A quick word on the demise of JJ Cale, who died aged 74 at the weekend. He's one of those guys people know more through his songs being covered by others, so here's a few you might remember:
  • Eric Clapton's covers of both After Midnight and Cocaine, in both cases fairly close approximations of the originals with some of the subtlety sucked out
  • Lynyrd Skynyrd's rocked-up version of Call Me The Breeze
  • Spiritualized's trancetastic Run, which is basically a sneakily renamed cover of Call Me The Breeze
  • Santana's somewhat more histrionic version of Sensitive Kind
  • basically the entire career of Dire Straits, though I don't know that they ever specifically covered a Cale song
Cale's own versions of his stuff are the ones to go for, though, as they've got a shuffly laid-back charm that sounds easy but evaporates when anyone else tries to reproduce it.
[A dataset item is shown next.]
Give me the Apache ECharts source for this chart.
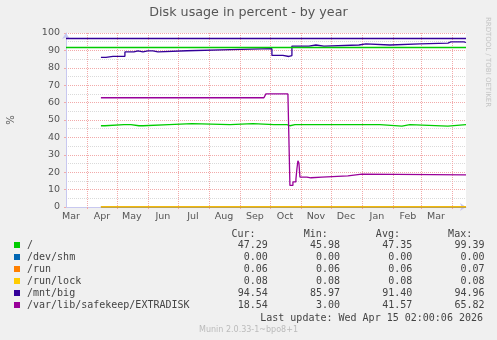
<!DOCTYPE html>
<html><head><meta charset="utf-8">
<script src="https://cdn.jsdelivr.net/npm/echarts@6/dist/echarts.min.js"></script>
<style>html,body{margin:0;padding:0;background:#F0F0F0}#c{width:497px;height:340px}</style>
</head><body><div id="c"></div>
<script>
// ---------- data ----------
const startDate = '2025-03-11T02:00:00Z';
const endDate = '2026-04-15T02:00:00Z';

const seriesNames = ['/', '/dev/shm', '/run', '/run/lock', '/mnt/big', '/var/lib/safekeep/EXTRADISK'];
const seriesColors = ['#00CC00', '#0066B3', '#FF8000', '#FFCC00', '#330099', '#990099'];

const curVals = [47.29, 0.00, 0.06, 0.08, 94.54, 18.54];
const minVals = [45.98, 0.00, 0.06, 0.08, 85.97, 3.00];
const avgVals = [47.35, 0.00, 0.06, 0.08, 91.40, 41.57];
const maxVals = [99.39, 0.00, 0.07, 0.08, 94.96, 65.82];

const monthLabels = ['Mar','Apr','May','Jun','Jul','Aug','Sep','Oct','Nov','Dec','Jan','Feb','Mar'];
const labelDates = ['2025-03-16','2025-04-16','2025-05-16','2025-06-16','2025-07-16','2025-08-16','2025-09-16','2025-10-16','2025-11-16','2025-12-16','2026-01-16','2026-02-16','2026-03-16'];
const monthStarts = ['2025-04-01','2025-05-01','2025-06-01','2025-07-01','2025-08-01','2025-09-01','2025-10-01','2025-11-01','2025-12-01','2026-01-01','2026-02-01','2026-03-01','2026-04-01'];
const yTicks = [0,10,20,30,40,50,60,70,80,90,100];

const rootDates = ['2025-04-15','2025-04-19','2025-05-08','2025-05-09','2025-05-15','2025-05-23','2025-05-24','2025-05-27','2025-06-22','2025-07-15','2025-08-22','2025-09-14','2025-10-05','2025-10-06','2025-10-18','2025-10-19','2025-10-21','2025-10-26','2025-10-28','2025-11-03','2025-11-04','2025-12-22','2025-12-23','2026-01-19','2026-02-10','2026-02-18','2026-03-28', endDate];
const rootVals = [46.7,47.3,46.7,47.3,46.7,47.3,46.7,47.3,47.9,47.3,47.9,47.3,47.9,47.3,47.9,46.7,47.3,46.7,47.3,47.9,47.3,46.7,47.3,46.5,47.3,46.5,47.3,47.29];

const shmDates = ['2025-04-15', endDate];
const shmVals = [0.00, 0.00];
const runDates = ['2025-04-15', endDate];
const runVals = [0.06, 0.06];
const lockDates = ['2025-04-15', endDate];
const lockVals = [0.08, 0.08];

const bigDates = ['2025-04-15','2025-04-20','2025-04-27','2025-04-29','2025-05-09','2025-05-18','2025-05-22','2025-05-27','2025-06-01','2025-06-02','2025-06-06','2025-06-11','2025-07-10','2025-08-23','2025-10-03','2025-10-14','2025-10-20','2025-10-23','2025-11-09','2025-11-16','2025-11-24','2025-11-25','2025-11-26','2025-12-29','2026-01-05','2026-01-29','2026-02-28','2026-03-28','2026-03-31','2026-04-01','2026-04-13', endDate];
const bigVals = [86.0,86.6,86.0,86.6,89.1,89.7,89.1,89.7,89.1,89.7,89.1,89.8,90.4,91.0,87.1,86.5,87.0,92.5,93.1,92.5,93.1,92.5,93.1,93.7,93.1,93.7,94.2,94.9,94.7,94.9,94.54,94.54];

const extraDates = ['2025-04-15','2025-09-25','2025-09-27','2025-10-19','2025-10-20','2025-10-21','2025-10-24','2025-10-27','2025-10-28','2025-10-29','2025-10-30','2025-10-31','2025-11-07','2025-11-11','2025-11-22','2025-12-18','2026-01-01', endDate];
const extraVals = [62.8,63.9,65.0,65.8,65.0,12.4,14.4,16.0,22.0,26.6,25.3,17.2,16.8,17.2,17.9,18.9,18.5,18.54];

const rootHrule = 92;
const bigHrule = 97;

const titleText = 'Disk usage in percent - by year';
const yName = '%';
const headerCols = ['Cur:', 'Min:', 'Avg:', 'Max:'];
const lastUpdate = 'Last update: Wed Apr 15 02:00:06 2026';
const footerText = 'Munin 2.0.33-1~bpo8+1';
const sideText = 'RRDTOOL / TOBI OETIKER';

// ---------- build ----------
const ts = s => Date.parse(s);
const pairs = (d, v) => d.map((x, i) => [ts(x), v[i]]);
const labelTs = labelDates.map(ts);

const seriesData = [
  pairs(rootDates, rootVals), pairs(shmDates, shmVals), pairs(runDates, runVals),
  pairs(lockDates, lockVals), pairs(bigDates, bigVals), pairs(extraDates, extraVals)
];
const hrules = [rootHrule, null, null, null, bigHrule, null];

const majorGrid = '#F2AAAA';
const minorGrid = '#DADADA';
const axisCol = '#C8C8F0';
const textCol = '#555555';
const mono = 'DejaVu Sans Mono';
const charW = 6.02;

// header columns right-aligned at monospace columns 38, 50, 62, 74 (from legend text start)
const headerLine = headerCols.map((h, i) => h.padStart(i === 0 ? 4 : 12)).join('');
function row(name) {
  const i = seriesNames.indexOf(name);
  const cur = curVals[i].toFixed(2);
  return name + ' '.repeat(Math.max(1, 40 - name.length - cur.length)) + cur +
    minVals[i].toFixed(2).padStart(12) + avgVals[i].toFixed(2).padStart(12) + maxVals[i].toFixed(2).padStart(12);
}

const series = seriesNames.map((n, i) => {
  const s = {
    name: n, type: 'line', step: 'end', data: seriesData[i],
    symbol: 'none', showSymbol: false, animation: false,
    lineStyle: { color: seriesColors[i], width: 1.3 },
    itemStyle: { color: seriesColors[i] },
    emphasis: { disabled: true }
  };
  if (hrules[i] !== null) {
    s.markLine = {
      silent: true, symbol: 'none', animation: false,
      label: { show: false },
      lineStyle: { color: seriesColors[i], type: 'solid', width: 1.3 },
      data: [{ yAxis: hrules[i] }]
    };
  }
  return s;
});

const chart = echarts.init(document.getElementById('c'), null, { renderer: 'canvas' });
chart.setOption({
  backgroundColor: '#F0F0F0',
  animation: false,
  color: seriesColors,
  title: [
    { text: titleText, left: 'center', top: 6, padding: 0,
      textStyle: { fontSize: 12.7, fontWeight: 'normal', color: textCol, fontFamily: 'DejaVu Sans' } },
    { text: headerLine, left: 26.7 + 34 * charW, top: 228, padding: 0,
      textStyle: { fontSize: 10, lineHeight: 12, fontWeight: 'normal', color: '#444', fontFamily: mono } },
    { text: lastUpdate, right: 14, top: 312, padding: 0,
      textStyle: { fontSize: 10, lineHeight: 12, fontWeight: 'normal', color: '#444', fontFamily: mono } },
    { text: footerText, left: 'center', top: 325, padding: 0,
      textStyle: { fontSize: 8, lineHeight: 10, fontWeight: 'normal', color: '#BBBBBB', fontFamily: 'DejaVu Sans' } }
  ],
  legend: {
    data: seriesNames, orient: 'vertical', left: 14, top: 239, padding: 0,
    itemGap: 0, itemWidth: 6, itemHeight: 6, icon: 'rect', selectedMode: false,
    formatter: row,
    textStyle: { fontFamily: mono, fontSize: 10, lineHeight: 12, color: '#444', padding: [0, 0, 0, 2] }
  },
  graphic: [{
    type: 'text', x: 488, y: 62, rotation: -Math.PI / 2,
    style: { text: sideText, fill: '#C4C4C4', font: '7px "DejaVu Sans"', align: 'center', verticalAlign: 'middle' }
  }],
  grid: { left: 66, top: 33, width: 400, height: 174, show: true, backgroundColor: '#FFFFFF', borderWidth: 0,
          containLabel: false, outerBoundsMode: 'none' },
  xAxis: {
    type: 'value', min: ts(startDate), max: ts(endDate), scale: true,
    axisLine: { show: true, onZero: false, lineStyle: { color: axisCol }, symbol: ['none', 'arrow'], symbolSize: [6, 6] },
    axisTick: { show: true, customValues: monthStarts.map(ts), length: 2, lineStyle: { color: majorGrid } },
    axisLabel: {
      customValues: labelTs, margin: 5, fontSize: 9.5, color: textCol, fontFamily: 'DejaVu Sans',
      formatter: v => { const i = labelTs.findIndex(t => Math.abs(t - v) < 86400000); return i >= 0 ? monthLabels[i] : ''; }
    },
    splitLine: { show: true, lineStyle: { color: majorGrid, type: [1, 1], width: 1 } }
  },
  yAxis: {
    type: 'value', min: yTicks[0], max: yTicks[yTicks.length - 1], interval: yTicks[1] - yTicks[0],
    name: yName, nameLocation: 'middle', nameRotate: 90, nameGap: 50,
    nameTextStyle: { fontSize: 10, color: textCol, fontFamily: 'DejaVu Sans' },
    axisLine: { show: true, lineStyle: { color: axisCol }, symbol: ['none', 'arrow'], symbolSize: [6, 6] },
    axisTick: { show: true, length: 2, lineStyle: { color: majorGrid } },
    minorTick: { show: false, splitNumber: 2 },
    axisLabel: { margin: 6, fontSize: 9.5, color: textCol, fontFamily: 'DejaVu Sans' },
    splitLine: { show: true, lineStyle: { color: majorGrid, type: [1, 1], width: 1 } },
    minorSplitLine: { show: true, lineStyle: { color: minorGrid, type: [1, 1], width: 1 } }
  },
  series: series
});
</script>
</body></html>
If one were in the mood for strained metaphors one might say that JJ Cale is the Anne Tyler of swampy country-flavoured rock music: simple on the surface but with more going on the closer you look. Like Tyler there is a certain uniformity to it all, so you probably don't need the whole oeuvre unless you're particularly fanatical, not that Cale (who was by his own admission not a big fan of hard work anyway) put out albums all that frequently, or not after his 1970s heyday anyway. If you look at the list you'll see the aversion to effort extends to album titles as well: while he managed to rouse himself to picking a single-word title for six of his first eight albums (arguably seven of nine depending how you interpret the hyphen in his ninth album Travel-Log), his fifth, eighth and tenth albums are called 5, #8 and Number 10 respectively.

I own the two late-70s albums Troubadour (aka the one with Cocaine on it) and 5 (aka the one with Sensitive Kind on it); if you have his first album Naturally (aka the one with Call Me The Breeze on it) as well, that would probably do you.